T. Dillon Parker, Morristown, Tennessee, for the appellees, Tammy Lynch, Greg Lynch, and Patti Wells.
MEMORANDUM OPINION1
The pro se appellant, Thomas N. Allen (“Appellant”), filed a notice of appeal with this Court in May 2025, which states that Appellant is appealing the April 24, 2025 order of the Hamblen County Chancery Court (“the Trial Court”). Upon receiving the appellate record in this appeal, this Court reviewed the record on appeal to determine if the Court has subject matter jurisdiction over the appeal, pursuant to Tennessee Rule of Appellate
1 Rule 10 of the Rules of the Court of Appeals provides:
This Court, with the concurrence of all judges participating in the case, may affirm, reverse or modify the actions of the trial court by memorandum opinion when a formal opinion would have no precedential value. When a case is decided by memorandum opinion it shall be designated “MEMORANDUM OPINION,” shall not be published, and shall not be cited or relied on for any reason in any unrelated case. Procedure 13(b). Based on that review, this Court entered an order directing the Appellant to show cause why this appeal should not be dismissed for lack of subject matter jurisdiction after it became clear that the April 2025 order did not comply with Tennessee Rule of Civil Procedure 58, and therefore, there was no effective final judgment from which an appeal as of right would lie.

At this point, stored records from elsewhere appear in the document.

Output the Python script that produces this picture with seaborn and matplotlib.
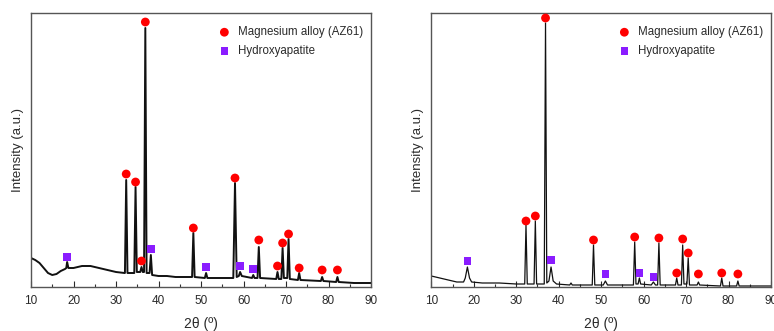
import matplotlib
matplotlib.use("Agg")
import matplotlib.pyplot as plt
import seaborn as sns
import pandas as pd

# ---- data ----
# Left panel trace
left_x = [10, 11, 12, 13, 14, 15, 16, 17, 18, 18.3, 18.5, 18.8, 20, 22, 24, 26, 28, 30, 32,
          32.1, 32.4, 32.7, 34.3, 34.6, 34.9, 35.7, 36.0, 36.3, 36.6, 36.9, 37.2, 37.9, 38.2, 38.5,
          40, 42, 44, 46, 47.9, 48.2, 48.5, 50.9, 51.2, 51.5, 55, 57.6, 58.0, 58.4, 58.9, 59.2, 59.6,
          62.0, 62.3, 62.6, 63.3, 63.6, 63.9, 67.7, 68.0, 68.3, 68.9, 69.2, 69.5, 70.3, 70.6, 70.9,
          72.8, 73.1, 73.4, 78.2, 78.5, 78.8, 81.8, 82.1, 82.4, 86, 90]
left_y = [29, 27, 24, 19, 14, 12, 13, 16, 18, 19, 25, 19, 19, 21, 21, 19, 17, 15, 14,
          14, 107, 14, 14, 100, 15, 15, 20, 15, 15, 259, 14, 14, 32, 12,
          11, 11, 10, 10, 10, 54, 10, 9, 14, 9, 9, 9, 104, 10, 11, 15, 11,
          9, 12, 9, 9, 40, 9, 8, 15, 8, 8, 39, 9, 9, 48, 8,
          7, 14, 7, 6, 10, 6, 5, 10, 5, 4, 4]
left_mg_x = [32.4, 34.6, 36.0, 36.9, 48.2, 58.0, 63.6, 68.0, 69.2, 70.6, 73.1, 78.5, 82.1]
left_mg_y = [113, 105, 26, 265, 59, 109, 47, 21, 44, 53, 19, 17, 17]
left_ha_x = [18.5, 38.2, 51.2, 59.2, 62.3]
left_ha_y = [30, 38, 20, 21, 18]

# Right panel trace
right_x = [10, 11, 12, 14, 16, 17.6, 18.0, 18.5, 19.0, 19.5, 22, 26, 30, 32.0, 32.3, 32.6,
           34.2, 34.5, 34.8, 36.6, 36.9, 37.2, 37.7, 38.2, 38.7, 39.5, 42.6, 42.9, 43.2,
           47.9, 48.2, 48.5, 50.5, 51.0, 51.5, 57.6, 57.9, 58.2, 58.7, 59.0, 59.3, 61.8, 62.3, 62.8,
           63.3, 63.6, 63.9, 67.5, 67.8, 68.1, 68.9, 69.2, 69.5, 70.2, 70.5, 70.8, 72.6, 72.9, 73.2,
           78.1, 78.4, 78.7, 81.9, 82.2, 82.5, 90]
right_y = [11, 10, 9, 7, 5, 5, 9, 20, 9, 5, 4, 4, 3, 3, 62, 3,
           3, 66, 3, 3, 264, 4, 6, 20, 6, 3, 2, 4, 2,
           2, 42, 2, 2, 6, 2, 2, 45, 3, 3, 9, 3, 2, 5, 2,
           2, 44, 2, 2, 9, 2, 2, 42, 3, 3, 29, 2, 2, 5, 2,
           1, 9, 1, 1, 6, 1, 1]
right_mg_x = [32.3, 34.5, 36.9, 48.2, 57.9, 63.6, 67.8, 69.2, 70.5, 72.9, 78.4, 82.2]
right_mg_y = [66, 71, 269, 47, 50, 49, 14, 48, 34, 13, 14, 13]
right_ha_x = [18.5, 38.2, 51.0, 59.0, 62.3]
right_ha_y = [26, 27, 13, 14, 10]

xticks = [10, 20, 30, 40, 50, 60, 70, 80, 90]
mg_label = "Magnesium alloy (AZ61)"
ha_label = "Hydroxyapatite"
xlabel = "2θ (º)"
ylabel = "Intensity (a.u.)"

# ---- style ----
sns.set_style("ticks")
plt.rcParams["font.family"] = ["Liberation Sans", "DejaVu Sans"]

fig = plt.figure(figsize=(7.74, 3.31), dpi=100)
W, H = 774, 331
axL = fig.add_axes([31 / W, (H - 287) / H, 340 / W, 274 / H])
axR = fig.add_axes([431.3 / W, (H - 287) / H, 339.7 / W, 274 / H])

panels = [
    (axL, left_x, left_y, left_mg_x, left_mg_y, left_ha_x, left_ha_y, 1.4),
    (axR, right_x, right_y, right_mg_x, right_mg_y, right_ha_x, right_ha_y, 0.9),
]

for ax, tx, ty, mx, my, hx, hy, lw in panels:
    sns.lineplot(x=tx, y=ty, ax=ax, color="#111111", linewidth=lw, sort=False)
    sns.scatterplot(x=mx, y=my, ax=ax, marker="o", color="#ff0000", s=40,
                    edgecolor="none", label=mg_label, zorder=5)
    sns.scatterplot(x=hx, y=hy, ax=ax, marker="s", color="#8a1cff", s=30,
                    edgecolor="none", label=ha_label, zorder=5)
    ax.set_xlim(10, 90)
    ax.set_ylim(0, 274)
    ax.set_xticks(xticks)
    ax.set_xticks(range(15, 90, 10), minor=True)
    ax.set_yticks([])
    ax.tick_params(axis="x", which="major", direction="in", length=4, width=0.8,
                   labelsize=8.5, colors="#2a2a2a", pad=6)
    ax.tick_params(axis="x", which="minor", direction="in", length=2.5, width=0.8,
                   colors="#333333")
    for sp in ax.spines.values():
        sp.set_visible(True)
        sp.set_color("#555555")
        sp.set_linewidth(1.0)
    ax.set_xlabel(xlabel, fontsize=10, color="#2a2a2a", labelpad=7)
    ax.set_ylabel(ylabel, fontsize=9.5, color="#2a2a2a", labelpad=5)
    ax.legend(loc="upper right", bbox_to_anchor=(1 + 5 / 340, 1.0), frameon=False,
              fontsize=8.3, handletextpad=0.15, labelspacing=0.6, borderaxespad=0.75,
              labelcolor="#2a2a2a", markerscale=1.0)

fig.savefig("out.png", dpi=100)
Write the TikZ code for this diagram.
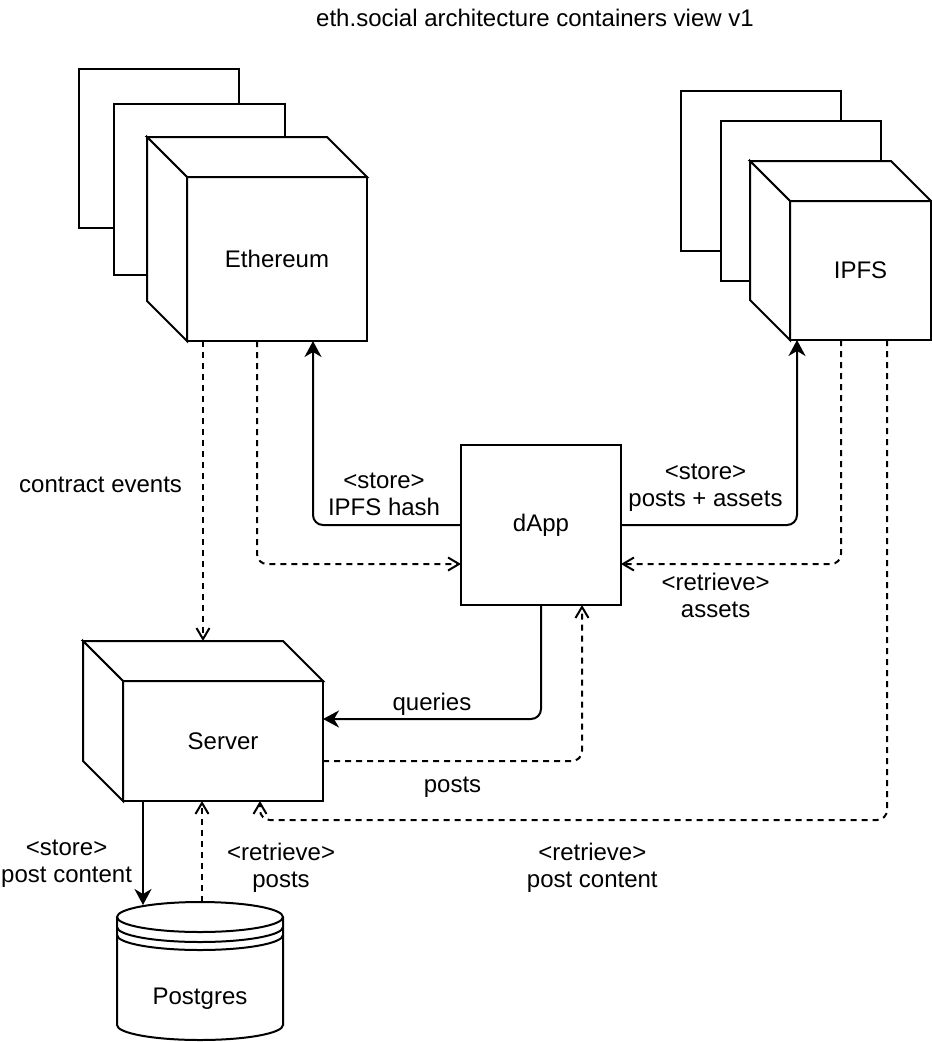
\documentclass[tikz,border=0pt]{standalone}
\usepackage{fontspec}
\setmainfont{Liberation Sans}
\usetikzlibrary{positioning, calc, arrows.meta}

\begin{document}
\begin{tikzpicture}[x=1pt, y=-1pt,
    every node/.style={font=\fontsize{24}{27}\selectfont},
    face/.style={draw, line width=2pt, fill=white},
    box/.style={face, inner sep=0pt, outer sep=0pt},
    lbl/.style={align=center, inner sep=0pt},
    flow/.style={line width=2pt, rounded corners=10pt, -{Stealth[length=16pt, width=17pt, inset=5pt]}},
    dflow/.style={line width=2pt, rounded corners=10pt, dash pattern=on 6pt off 5pt, -{Straight Barb[length=11pt, width=13pt]}}]
   \useasboundingbox (0,0) rectangle (932,1042);

   % Drawing goes here
   \node (title) at (535,18) {eth.social architecture containers view v1};

   % replicas behind the cubes
   \draw[face] (79,69) rectangle (239,228);
   \draw[face] (114,104) rectangle (285,275);
   \draw[face] (681,91) rectangle (841,251);
   \draw[face] (721,121) rectangle (881,281);

   \node[box, minimum width=180pt, minimum height=164pt] (eth) at (277,259) {Ethereum};
   \node[box, minimum width=141pt, minimum height=139pt] (ipfs) at (860.5,270.5) {IPFS};
   \node[box, minimum width=200pt, minimum height=120pt] (srv) at (223,741) {Server};
   \node[box, minimum width=160pt, minimum height=160pt] (dapp) at (541,525) {dApp};

   % top and left faces of the cubes
   \foreach \c in {eth, ipfs, srv} {
      \draw[face] (\c.north west) -- ++(-40,-40) -- ($(\c.north east)+(-40,-40)$) -- (\c.north east) -- cycle;
      \draw[face] (\c.north west) -- ++(-40,-40) -- ($(\c.south west)+(-40,-40)$) -- (\c.south west) -- cycle;
   }

   % database
   \coordinate (pgtop) at (200,902);
   \draw[face] (117,917) -- (117,1025) arc[start angle=180, end angle=360, x radius=83pt, y radius=15pt] -- (283,917);
   \draw[face] (200,917) ellipse [x radius=83pt, y radius=15pt];
   \draw[line width=2pt] (117,927) arc[start angle=180, end angle=360, x radius=83pt, y radius=15pt];
   \draw[line width=2pt] (117,935) arc[start angle=180, end angle=360, x radius=83pt, y radius=15pt];
   \node (pg) at (200,999) {Postgres};

   % Connect the containers
   \draw[flow] (dapp.west) -| node[lbl, pos=0.26, above=8pt] {<store>\\IPFS hash} ($(eth.south)+(36,0)$);
   \draw[dflow] ($(eth.south)+(-20,0)$) |- ($(dapp.west)+(0,39)$);
   \draw[dflow] ($(eth.south)+(-74,0)$) -- node[lbl, pos=0.48, left=20pt] {contract events} ($(srv.north)+(-20,-40)$);
   \draw[flow] (dapp.east) -| node[lbl, pos=0.24, above=13pt] {<store>\\posts + assets} ($(ipfs.south)+(-63.5,0)$);
   \draw[dflow] ($(ipfs.south)+(-19.5,0)$) |- node[lbl, pos=0.785, below=8pt] {<retrieve>\\assets} ($(dapp.east)+(0,39)$);
   \draw[dflow] ($(ipfs.south)+(26.5,0)$) |- node[lbl, pos=0.735, below=22pt] {<retrieve>\\post content} ($(srv.south)+(37,19)$) -- ($(srv.south)+(37,0)$);
   \draw[flow] (dapp.south) |- node[lbl, pos=0.75, above=3pt] {queries} ($(srv.east)+(0,-22)$);
   \draw[dflow] ($(srv.east)+(0,20)$) -| node[lbl, pos=0.25, below=15pt] {posts} ($(dapp.south)+(41,0)$);
   \draw[flow] ($(srv.south)+(-80,0)$) -- node[lbl, pos=0.6, left=10pt] {<store>\\post content} ($(pgtop)+(-57,3)$);
   \draw[dflow] ($(pgtop)+(2,0)$) -- node[lbl, pos=0.34, right=24pt] {<retrieve>\\posts} ($(srv.south)+(-21,0)$);

\end{tikzpicture}
\end{document}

Specifically, the April 24, 2025 judgment does not comply with Rule 58 in that while it contains the signature of the chancellor, it fails to contain either the signatures of all parties or counsel, the signature of at least one party or counsel with a certificate showing it had been served upon all other parties, or a certificate of service by the court clerk showing that the order was served upon all parties or counsel. Failure to comply with Tennessee Rule of Civil Procedure 58 “impedes the finality and appealability of the judgment.” In re Omari T., No. M2018-02227-COA-R3-JV, 2019 WL 5078882, at *4 (Tenn. Ct. App. Oct. 10, 2019).
“A final judgment is one that resolves all the issues in the case, ‘leaving nothing else for the trial court to do.’” In Re: Estate of Henderson, 121 S.W.3d 643, 645 (Tenn. 2003) (quoting State ex rel. McAllister v. Goode, 968 S.W.2d 834, 840 (Tenn. Ct. App. 1997)). The failure of the parties and the court to adhere to the requirements of Tennessee Rule of Civil Procedure 58 prevents a court’s judgment from becoming effective. Blackburn v. Blackburn, 270 S.W.3d 42, 49 (Tenn. 2008). This Court does not have subject matter jurisdiction to adjudicate an appeal as of right if there is no final judgment. See Bayberry Assocs. v. Jones, 783 S.W.2d 553, 559 (Tenn. 1990) (“Unless an appeal from an interlocutory order is provided by the rules or by statute, appellate courts have jurisdiction over final judgments only.”).
In response to this Court’s show cause order, the appellant filed documents from the trial court. It appears that the appellant filed a “Motion for Entry of Corrected Final Judgment” with the Trial Court. However, the Trial Court did not approve entry of the proposed order because it did not contain a certificate of service. The proposed order also contained no signatures from the parties. As such, the proposed order also did not comply with Rule 58.
Therefore, the April 2025 order does not constitute a final judgment that can be appealed because it was not effectively entered in compliance with Tennessee Rule of Civil Procedure 58. See State ex rel. Taylor v. Taylor, No. W2004-02589-COA-R3-JV, 2006 WL 618291, *3 (dismissing appeal for lack of a final judgment where order appealed from did not comply with Rule 58). Because it is clear that the order on review is not an effective final judgment, we hereby dismiss this appeal. Costs on appeal are taxed to the appellant, Thomas N. Allen, for which execution may issue if necessary.